**Your task:** Carry none of the pictures over; write out the complete data exactly.
──────
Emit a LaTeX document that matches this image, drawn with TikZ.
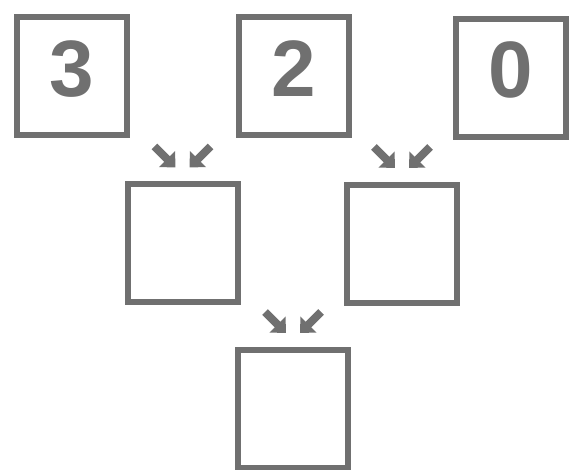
\documentclass[tikz,border=0pt]{standalone}
\usepackage{fontspec}
\setmainfont{Liberation Sans}
\usetikzlibrary{arrows.meta}
\definecolor{boxgray}{RGB}{112,112,112}

\begin{document}
\begin{tikzpicture}[
  x=1pt,y=1pt,
  cell/.style={draw=boxgray,line width=6pt,minimum width=110pt,minimum height=118pt,
    inner sep=0pt,text=boxgray,font=\fontsize{80}{80}\bfseries\selectfont,text depth=16pt},
  ar/.style={-{Triangle[length=12pt,width=22pt]},line width=8pt,draw=boxgray}]

 \useasboundingbox (0,0) rectangle (571,-470);

 % ---- top row ----
 \node[cell] (t1) at (72,-76.5) {3};
 \node[cell] (t2) at (293.5,-76.5) {2};
 \node[cell] (t3) at (510.5,-78) {0};

 % ---- middle row ----
 \node[cell] (m1) at (182.5,-243.5) {};
 \node[cell] (m2) at (402,-244) {};

 % ---- bottom ----
 \node[cell] (b1) at (293,-409) {};

 % ---- small arrows ----
 \foreach \n in {m1,m2,b1}{
   \coordinate (\n-la) at ([shift={(-28,35)}]\n.north);
   \coordinate (\n-lb) at ([shift={(-7,14)}]\n.north);
   \coordinate (\n-ra) at ([shift={(28,35)}]\n.north);
   \coordinate (\n-rb) at ([shift={(7,14)}]\n.north);
   \draw[ar] (\n-la) -- (\n-lb);
   \draw[ar] (\n-ra) -- (\n-rb);
 }
\end{tikzpicture}
\end{document}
──────
**Completed exercise:**
Emit a LaTeX document that matches this image, drawn with TikZ.
\documentclass[tikz,border=0pt]{standalone}
\usepackage{fontspec}
\setmainfont{Liberation Sans}
\usetikzlibrary{arrows.meta}
\definecolor{boxgray}{RGB}{112,112,112}

\begin{document}
\begin{tikzpicture}[
  x=1pt,y=1pt,
  cell/.style={draw=boxgray,line width=6pt,minimum width=110pt,minimum height=118pt,
    inner sep=0pt,text=boxgray,font=\fontsize{80}{80}\bfseries\selectfont,text depth=16pt},
  ar/.style={-{Triangle[length=12pt,width=22pt]},line width=8pt,draw=boxgray}]

 \useasboundingbox (0,0) rectangle (571,-470);

 % ---- top row ----
 \node[cell] (t1) at (72,-76.5) {3};
 \node[cell] (t2) at (293.5,-76.5) {2};
 \node[cell] (t3) at (510.5,-78) {0};

 % ---- middle row ----
 \node[cell] (m1) at (182.5,-243.5) {};
 \node[cell] (m2) at (402,-244) {};

 % ---- bottom ----
 \node[cell] (b1) at (293,-409) {};

 % ---- small arrows ----
 \foreach \n in {m1,m2,b1}{
   \coordinate (\n-la) at ([shift={(-28,35)}]\n.north);
   \coordinate (\n-lb) at ([shift={(-7,14)}]\n.north);
   \coordinate (\n-ra) at ([shift={(28,35)}]\n.north);
   \coordinate (\n-rb) at ([shift={(7,14)}]\n.north);
   \draw[ar] (\n-la) -- (\n-lb);
   \draw[ar] (\n-ra) -- (\n-rb);
 }
\end{tikzpicture}
\end{document}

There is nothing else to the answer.